I read an article written by a former colleague in the Huffington Post. That article brought back all the memories, heartaches and triumphs of being on the front line as a teacher. It also brought back a memory from my adolescence and a time when my only confidant and greatest champion was a teacher...my Journalism teacher to be exact. As we worked to prepare our newspaper for print, I would spend hours in the evening at the print shop with her going over the proofs, as well as talking deeply about my fears and challenges growing up. She taught me so much about what it means to be a good teacher. It isn't necessarily about passing huge numbers of students...it's more deeply about being able to move your students in a positive direction. You can't do that with massive numbers of kids in your classroom, because your time is too divided.
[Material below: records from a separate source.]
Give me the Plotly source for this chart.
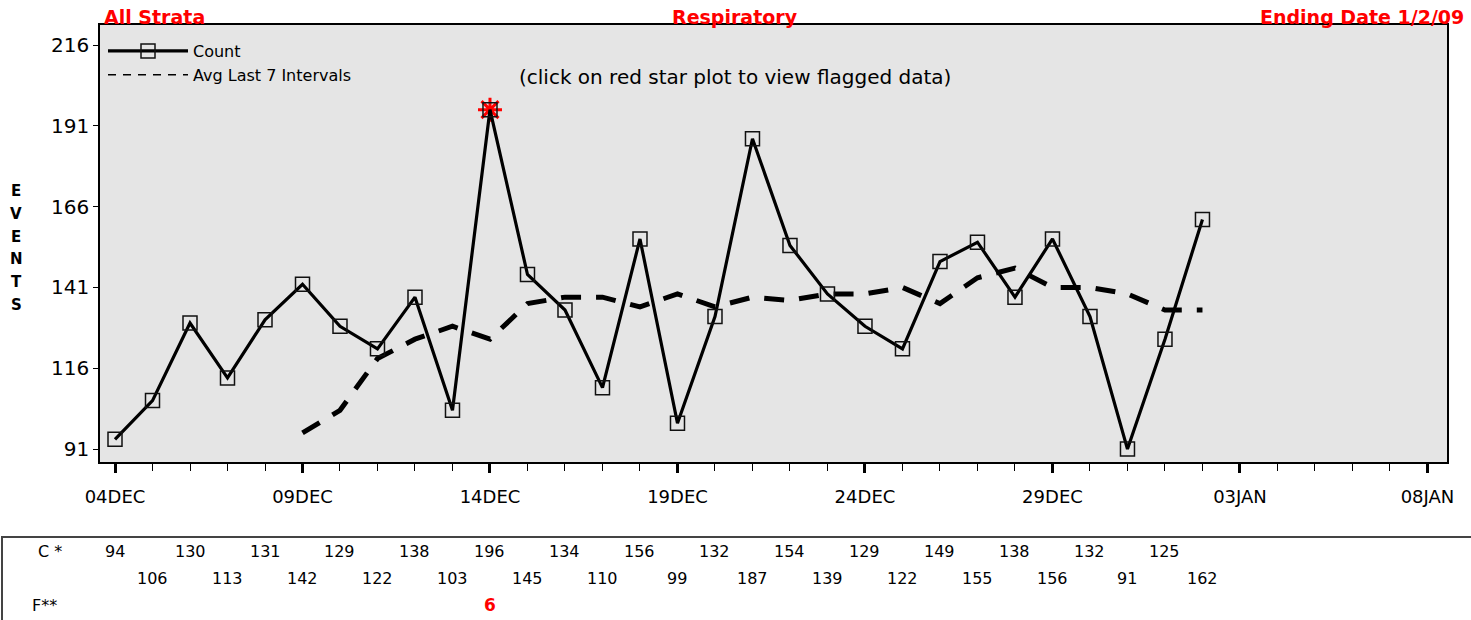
import pandas as pd
import plotly.graph_objects as go

# ---------------- data ----------------
start_date = "2008-12-04"
counts = [94, 106, 130, 113, 131, 142, 129, 122, 138, 103,
          196, 145, 134, 110, 156, 99, 132, 187, 154, 139,
          129, 122, 149, 155, 138, 156, 132, 91, 125, 162]
dates = pd.date_range(start_date, periods=len(counts), freq="D")

avg_start = "2008-12-09"
avg_last7 = [96, 103, 119, 125, 129, 125, 136, 138, 138, 135,
             139, 135, 138, 137, 139, 139, 141, 136, 144, 147,
             141, 141, 139, 134, 134]
avg_dates = pd.date_range(avg_start, periods=len(avg_last7), freq="D")

flag_dates = ["2008-12-14"]
flag_counts = [196]
flag_values = [6]

y_ticks = [91, 116, 141, 166, 191, 216]
x_tick_dates = ["2008-12-04", "2008-12-09", "2008-12-14", "2008-12-19", "2008-12-24",
                "2008-12-29", "2009-01-03", "2009-01-08"]
x_tick_labels = ["04DEC", "09DEC", "14DEC", "19DEC", "24DEC", "29DEC", "03JAN", "08JAN"]

FONT = "DejaVu Sans, Liberation Sans, Arial, sans-serif"
RED = "#ff0000"

# plot-area geometry in pixels (for paper-coordinate conversions)
W, H = 1471, 620
ML, MR, MT, MB = 100, 24, 25, 158
PW, PH = W - ML - MR, H - MT - MB


def px_x(p):
    return (p - ML) / PW


def px_y(p):
    return (H - MB - p) / PH


fig = go.Figure()

# average line
fig.add_trace(go.Scatter(
    x=avg_dates, y=avg_last7, mode="lines", showlegend=False,
    line=dict(color="black", width=5, dash="20px,15px"),
))
# flagged red star
fig.add_trace(go.Scatter(
    x=pd.to_datetime(flag_dates), y=flag_counts, mode="markers", showlegend=False,
    marker=dict(symbol="asterisk-open", size=20, color=RED, line=dict(color=RED, width=3)),
))
# count line
fig.add_trace(go.Scatter(
    x=dates, y=counts, mode="lines+markers", name="Count",
    line=dict(color="black", width=3.2),
    marker=dict(symbol="square-open", size=14, color="#111111", line=dict(width=1.5)),
))
# legend entry for average (thin dashed sample)
fig.add_trace(go.Scatter(
    x=[None], y=[None], mode="lines", name="Avg Last 7 Intervals",
    line=dict(color="black", width=1.5, dash="8px,7px"),
))

annotations = []
annotations.append(dict(text="<b>All Strata</b>", x=px_x(102), y=px_y(17), xref="paper", yref="paper",
                        xanchor="left", yanchor="middle", showarrow=False,
                        font=dict(family=FONT, size=19, color=RED)))
annotations.append(dict(text="<b>Respiratory</b>", x=px_x(735), y=px_y(17), xref="paper", yref="paper",
                        xanchor="center", yanchor="middle", showarrow=False,
                        font=dict(family=FONT, size=19, color=RED)))
annotations.append(dict(text="<b>Ending Date 1/2/09</b>", x=px_x(1466), y=px_y(17), xref="paper", yref="paper",
                        xanchor="right", yanchor="middle", showarrow=False,
                        font=dict(family=FONT, size=19, color=RED)))
annotations.append(dict(text="(click on red star plot to view flagged data)", x=px_x(735), y=px_y(77),
                        xref="paper", yref="paper", xanchor="center", yanchor="middle", showarrow=False,
                        font=dict(family=FONT, size=20, color="black")))
for i, ch in enumerate("EVENTS"):
    annotations.append(dict(text=f"<b>{ch}</b>", x=px_x(16), y=px_y(191 + i * 22.8), xref="paper", yref="paper",
                            xanchor="center", yanchor="middle", showarrow=False,
                            font=dict(family=FONT, size=15, color="black")))

row_y = [px_y(551), px_y(578), px_y(605)]
annotations.append(dict(text="C *", x=px_x(36), y=row_y[0], xref="paper", yref="paper",
                        xanchor="left", yanchor="middle", showarrow=False,
                        font=dict(family=FONT, size=16, color="black")))
annotations.append(dict(text="F**", x=px_x(30), y=row_y[2], xref="paper", yref="paper",
                        xanchor="left", yanchor="middle", showarrow=False,
                        font=dict(family=FONT, size=16, color="black")))
for i, (d, c) in enumerate(zip(dates, counts)):
    annotations.append(dict(text=str(c), x=d, y=row_y[i % 2], xref="x", yref="paper",
                            xanchor="center", yanchor="middle", showarrow=False,
                            font=dict(family=FONT, size=16, color="black")))
for d, f in zip(flag_dates, flag_values):
    annotations.append(dict(text=f"<b>{f}</b>", x=d, y=row_y[2], xref="x", yref="paper",
                            xanchor="center", yanchor="middle", showarrow=False,
                            font=dict(family=FONT, size=17, color=RED)))

shapes = [dict(type="rect", xref="paper", yref="paper",
               x0=px_x(2), x1=px_x(1480), y0=px_y(640), y1=px_y(537),
               line=dict(color="#444444", width=2), fillcolor="rgba(0,0,0,0)", layer="above")]

fig.update_layout(
    width=W, height=H,
    margin=dict(l=ML, r=MR, t=MT, b=MB, pad=0),
    paper_bgcolor="white", plot_bgcolor="#e5e5e5",
    font=dict(family=FONT, size=15, color="black"),
    showlegend=True,
    legend=dict(x=px_x(103), y=px_y(34), xanchor="left", yanchor="top",
                bgcolor="rgba(0,0,0,0)", borderwidth=0, itemwidth=80,
                font=dict(family=FONT, size=16, color="black"), tracegroupgap=0),
    annotations=annotations,
    shapes=shapes,
)

fig.update_xaxes(
    type="date",
    range=["2008-12-03 14:24", "2009-01-08 12:30"],
    tickmode="array", tickvals=x_tick_dates, ticktext=x_tick_labels,
    ticks="outside", ticklen=9, tickwidth=3, tickcolor="black",
    ticklabelstandoff=9,
    minor=dict(tickmode="linear", tick0="2008-12-04", dtick=86400000,
               ticks="outside", ticklen=7, tickwidth=1, tickcolor="black", showgrid=False),
    showgrid=False, zeroline=False,
    showline=True, linecolor="black", linewidth=1.5, mirror=True,
    tickfont=dict(family=FONT, size=18, color="black"),
)
fig.update_yaxes(
    range=[87, 222.2],
    tickmode="array", tickvals=y_ticks, ticktext=[str(v) for v in y_ticks],
    ticks="outside", ticklen=5, tickwidth=1, tickcolor="black",
    showgrid=False, zeroline=False,
    showline=True, linecolor="black", linewidth=1.5, mirror=True,
    tickfont=dict(family=FONT, size=20, color="black"),
)

fig.write_html("out.html", config={"displayModeBar": False},
               post_script="document.body.style.margin='0';document.body.style.overflow='hidden';")
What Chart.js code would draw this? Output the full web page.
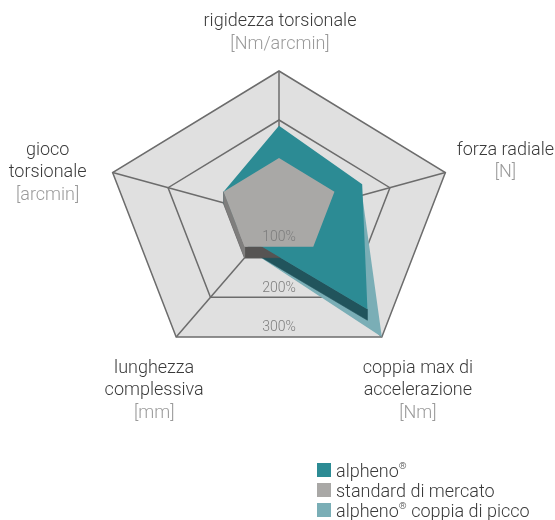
<!DOCTYPE html>
<html lang="it">
<head>
<meta charset="utf-8">
<title>alpheno – confronto prestazioni</title>
<script src="https://cdn.jsdelivr.net/npm/chart.js@4/dist/chart.umd.min.js"></script>
<style>
  html, body { margin: 0; padding: 0; background: #fff; }
  #wrap { position: relative; width: 555px; height: 520px; }
  #radar { display: block; }
  #legend {
    position: absolute; left: 317px; top: 460px; margin: 0; padding: 0; list-style: none;
    font: 300 18px Roboto, "Liberation Sans", sans-serif; color: #3a3a3a;
  }
  #legend li { display: flex; align-items: center; height: 20px; white-space: nowrap; }
  #legend .swatch { width: 14px; height: 14px; margin-right: 5px; flex: none; }
  #legend sup { font-size: 0.55em; line-height: 0; position: relative; top: -0.1em; vertical-align: super; }
</style>
</head>
<body>
<div id="wrap">
  <canvas id="radar" width="555" height="520"></canvas>
  <ul id="legend"></ul>
</div>
<script>
// axis names (one entry per printed line) and their units
const axisNames = [
  ['rigidezza torsionale'],
  ['forza radiale'],
  ['coppia max di', 'accelerazione'],
  ['lunghezza', 'complessiva'],
  ['gioco', 'torsionale']
];
const axisUnits = ['[Nm/arcmin]', '[N]', '[Nm]', '[mm]', '[arcmin]'];

// values in % of the market standard
const alphenoValues  = [166, 150, 258, 83, 100];
const standardValues = [100, 100, 100, 100, 100];
const peakValues     = [166, 150, 300, 83, 100];

const seriesNames = ['alpheno®', 'standard di mercato', 'alpheno® coppia di picco'];

const tickValues = [100, 200, 300];
const tickLabels = ['100%', '200%', '300%'];

// ---- look & layout -------------------------------------------------------
const FONT_FAMILY = 'Roboto, "Liberation Sans", sans-serif';
const NAME_COLOR = '#3a3a3a';
const UNIT_COLOR = '#9a9a9a';
const TICK_COLOR = '#7d7d7d';
const LINE_H = 22.5;
const EXTRUDE = 11;          // height of the raised plates
const TICK_GAP = 9;          // tick text sits just above the lower ring edge
// label block centre relative to the outer vertex of each axis
const LABEL_OFFSETS = [[1, -38], [60, -11], [36, 54], [-22, 54], [-65, 0]];

// radial scale drawn slightly wider than tall (tilted floor)
const BaseRadial = Chart.RadialLinearScale || Chart.registry.getScale('radialLinear');
class OvalRadialScale extends BaseRadial {
  getPointPosition(index, distanceFromCenter, additionalAngle = 0) {
    const p = super.getPointPosition(index, distanceFromCenter, additionalAngle);
    const k = this.options.xStretch || 1;
    return { x: this.xCenter + (p.x - this.xCenter) * k, y: p.y, angle: p.angle };
  }
}
OvalRadialScale.id = 'ovalRadial';
Chart.register(OvalRadialScale);

function hexToRgb(h) {
  const n = parseInt(h.slice(1), 16);
  return [(n >> 16) & 255, (n >> 8) & 255, n & 255];
}
function mix(c1, c2, t) {
  const a = hexToRgb(c1), b = hexToRgb(c2);
  return 'rgb(' + a.map((v, i) => Math.round(v + (b[i] - v) * t)).join(',') + ')';
}

function isRaised(chart, meta) {
  return !!chart.data.datasets[meta.index].raised;
}

// side walls of the raised plates, back to front
function drawAllWalls(chart) {
  const ctx = chart.ctx;
  const drawOrder = chart.getSortedVisibleDatasetMetas().slice().reverse();
  ctx.save();
  drawOrder.forEach(meta => {
    const ds = chart.data.datasets[meta.index];
    if (!ds.raised) return;
    const pts = meta.data;
    const walls = [];
    for (let i = 0; i < pts.length; i++) {
      const a = pts[i], b = pts[(i + 1) % pts.length];
      const dx = b.x - a.x, dy = b.y - a.y;
      if (dx >= 0) continue; // facing away
      walls.push({ a, b, depth: Math.max(a.y, b.y), steep: Math.abs(dy) / Math.hypot(dx, dy) });
    }
    walls.sort((u, v) => u.depth - v.depth);
    walls.forEach(w => {
      const col = mix(ds.wallColor, ds.wallColorSteep, w.steep);
      ctx.beginPath();
      ctx.moveTo(w.a.x, w.a.y);
      ctx.lineTo(w.b.x, w.b.y);
      ctx.lineTo(w.b.x, w.b.y + EXTRUDE);
      ctx.lineTo(w.a.x, w.a.y + EXTRUDE);
      ctx.closePath();
      ctx.fillStyle = col;
      ctx.fill();
      ctx.strokeStyle = col;
      ctx.lineWidth = 0.6;
      ctx.stroke();
    });
  });
  ctx.restore();
  chart.$wallsDone = true;
}

const plinthPlugin = {
  id: 'plinth',
  afterDatasetUpdate(chart, args) {
    if (!chart.data.datasets[args.index].raised) return;
    args.meta.data.forEach(p => { p.y -= EXTRUDE; });
  },
  beforeDatasetsDraw(chart) {
    chart.$wallsDone = false;
    const order = chart.getSortedVisibleDatasetMetas().slice().reverse();
    if (order.length && isRaised(chart, order[0])) drawAllWalls(chart);
  },
  afterDatasetDraw(chart, args) {
    if (chart.$wallsDone) return;
    const order = chart.getSortedVisibleDatasetMetas().slice().reverse();
    const next = order[order.indexOf(args.meta) + 1];
    if (next && isRaised(chart, next)) drawAllWalls(chart);
  }
};

const axisTextPlugin = {
  id: 'axisText',
  afterDatasetsDraw(chart) {
    const ctx = chart.ctx;
    const scale = chart.scales.r;
    ctx.save();
    ctx.textAlign = 'center';
    ctx.textBaseline = 'middle';

    // ring values along the lower edge
    ctx.font = '300 14px ' + FONT_FAMILY;
    ctx.fillStyle = TICK_COLOR;
    tickValues.forEach((v, k) => {
      const p = scale.getPointPositionForValue(2, v);
      const q = scale.getPointPositionForValue(3, v);
      const onPlate = v <= Math.min(standardValues[2], standardValues[3]);
      const y = (p.y + q.y) / 2 - TICK_GAP - (onPlate ? EXTRUDE : 0);
      ctx.fillText(tickLabels[k], (p.x + q.x) / 2, y);
    });

    // axis titles with their units
    ctx.font = '300 18px ' + FONT_FAMILY;
    axisNames.forEach((lines, i) => {
      const v = scale.getPointPosition(i, scale.drawingArea);
      const [ox, oy] = LABEL_OFFSETS[i];
      const rows = lines.map(t => ({ t, c: NAME_COLOR })).concat([{ t: axisUnits[i], c: UNIT_COLOR }]);
      const y0 = v.y + oy - (rows.length - 1) * LINE_H / 2;
      rows.forEach((r, k) => {
        ctx.fillStyle = r.c;
        ctx.fillText(r.t, v.x + ox, y0 + k * LINE_H);
      });
    });
    ctx.restore();
  }
};

const chart = new Chart(document.getElementById('radar'), {
  type: 'radar',
  data: {
    labels: axisNames.map(l => l.join(' ')),
    datasets: [
      {
        label: seriesNames[0], data: alphenoValues, order: 1, raised: true,
        backgroundColor: '#2c8b94', wallColor: '#1d474e', wallColorSteep: '#24606a'
      },
      {
        label: seriesNames[1], data: standardValues, order: 0, raised: true,
        backgroundColor: '#a9a8a6', wallColor: '#565453', wallColorSteep: '#828180'
      },
      {
        label: seriesNames[2], data: peakValues, order: 2,
        backgroundColor: '#7aaeb6'
      }
    ].map(ds => Object.assign({
      fill: true, borderWidth: 0, borderColor: 'rgba(0,0,0,0)',
      pointRadius: 0, pointHoverRadius: 0, clip: false
    }, ds))
  },
  options: {
    responsive: false,
    animation: false,
    layout: { padding: { left: 132, right: 129, top: 71, bottom: 155 } },
    plugins: { legend: { display: false }, tooltip: { enabled: false } },
    scales: {
      r: {
        type: 'ovalRadial',
        xStretch: 1.19,
        min: 0, max: 300,
        backgroundColor: '#e0e0e0',
        ticks: { stepSize: 100, display: false },
        grid: { color: '#6c6c6c', lineWidth: 1.5 },
        angleLines: { color: '#6c6c6c', lineWidth: 1.5 },
        pointLabels: { display: false }
      }
    }
  },
  plugins: [plinthPlugin, axisTextPlugin]
});

// legend list built from the datasets
const legendEl = document.getElementById('legend');
chart.data.datasets.forEach(ds => {
  const li = document.createElement('li');
  const sw = document.createElement('span');
  sw.className = 'swatch';
  sw.style.background = ds.backgroundColor;
  li.appendChild(sw);
  const txt = document.createElement('span');
  ds.label.split('®').forEach((part, i) => {
    if (i > 0) {
      const sup = document.createElement('sup');
      sup.textContent = '®';
      txt.appendChild(sup);
    }
    txt.appendChild(document.createTextNode(part));
  });
  li.appendChild(txt);
  legendEl.appendChild(li);
});
</script>
</body>
</html>
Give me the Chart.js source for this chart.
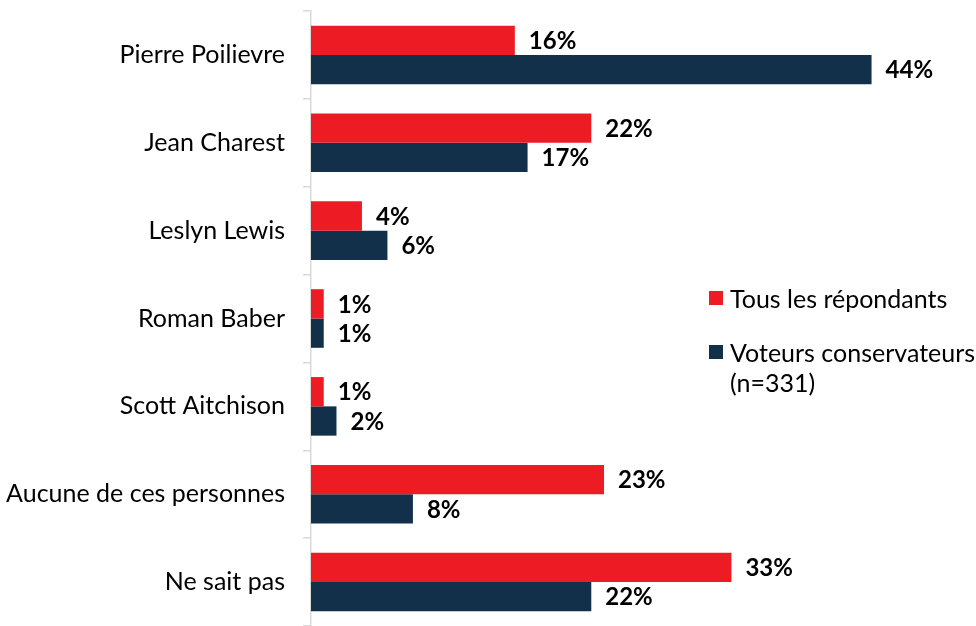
<!DOCTYPE html>
<html>
<head>
<meta charset="utf-8">
<script src="https://cdn.jsdelivr.net/npm/chart.js@4.4.1/dist/chart.umd.min.js"></script>
<style>
  html, body { margin: 0; padding: 0; background: #fff; }
  #wrap { position: relative; width: 976px; height: 626px; overflow: hidden; }
  canvas { display: block; }
  .item { position: absolute; left: 709px; padding-left: 21px; font-family: Lato, "Open Sans", sans-serif; font-size: 25px; color: #000; line-height: 30px; white-space: nowrap; }
  .sw { position: absolute; left: 0; top: 8px; width: 14px; height: 14px; }
</style>
</head>
<body>
<div id="wrap">
  <canvas id="c" width="976" height="626"></canvas>
  <div class="item" style="top:283px"><span class="sw" style="background:#ED1C24"></span>Tous les répondants</div>
  <div class="item" style="top:337px"><span class="sw" style="background:#13304A"></span>Voteurs conservateurs<br>(n=331)</div>
</div>
<script>
const categories = ["Pierre Poilievre", "Jean Charest", "Leslyn Lewis", "Roman Baber", "Scott Aitchison", "Aucune de ces personnes", "Ne sait pas"];
const seriesNames = ["Tous les répondants", "Voteurs conservateurs (n=331)"];
const allRespondents = [16, 22, 4, 1, 1, 23, 33];
const conservativeVoters = [44, 17, 6, 1, 2, 8, 22];

const FONT = "Lato, 'Open Sans', sans-serif";

const valueLabels = {
  id: 'valueLabels',
  afterDatasetsDraw(chart) {
    const ctx = chart.ctx;
    ctx.save();
    ctx.font = "bold 24px " + FONT;
    ctx.fillStyle = "#000";
    ctx.textAlign = "left";
    ctx.textBaseline = "middle";
    chart.data.datasets.forEach((ds, di) => {
      chart.getDatasetMeta(di).data.forEach((bar, i) => {
        ctx.fillText(ds.data[i] + "%", bar.x + 14, bar.y + 1);
      });
    });
    ctx.restore();
  }
};

new Chart(document.getElementById('c'), {
  type: 'bar',
  data: {
    labels: categories,
    datasets: [
      { label: seriesNames[0], data: allRespondents, backgroundColor: '#ED1C24', categoryPercentage: 0.667, barPercentage: 1.0 },
      { label: seriesNames[1], data: conservativeVoters, backgroundColor: '#13304A', categoryPercentage: 0.667, barPercentage: 1.0 }
    ]
  },
  options: {
    indexAxis: 'y',
    responsive: false,
    animation: false,
    layout: { padding: { top: 11, right: 28, bottom: 0, left: 0 } },
    plugins: { legend: { display: false }, tooltip: { enabled: false } },
    scales: {
      x: { display: false, min: 0, max: 50 },
      y: {
        afterFit(scale) { scale.width = 311; scale.paddingTop = 0; scale.paddingBottom = 0; },
        border: { color: '#D9D9D9', width: 1.5 },
        grid: { display: true, drawOnChartArea: false, offset: true, tickLength: 8, color: '#D9D9D9', lineWidth: 1.5 },
        ticks: { color: '#000', padding: 18, font: { family: FONT, size: 25 } }
      }
    }
  },
  plugins: [valueLabels]
});
</script>
</body>
</html>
As a teacher, I was able to relive those moments with my Journalism teacher, but then with me as confidant, as mentor and as guide. It felt good to be on that side of the learning opportunity, just as much as it did when I was a teen, but oh so much more rewarding.

I could not imagine a classroom with twice as many kids.

Bud's article also brought me back to a very personal moment in my time as a teacher, when  a student's mother called me at home one evening to tell me that her son was almost successful in his suicide attempt a few days earlier, but that he was feeling better and would be back to school in a few days...and to not worry. I curled up in a ball that night and cried my eyes out as I fell asleep.

I also remember a time when I thought there was nothing I could do to teach another one of my students, because he was always testing my limits. But, I allowed him to test those limits...with caveats. I saw potential in him...I only wanted to guide him in the right direction.  He went on to finish his Bachelor's degree in 2 and a half years and then while working as a grad assistant and Network Sys Admin, he wrote a letter to the superintendent of my school district pleading to save my program because he would not be where he was if it had not been for my program.

Teaching on a human level is all I know...and to know that it meant something to even one of my students made all the nay-sayers disappear in a puff of smoke.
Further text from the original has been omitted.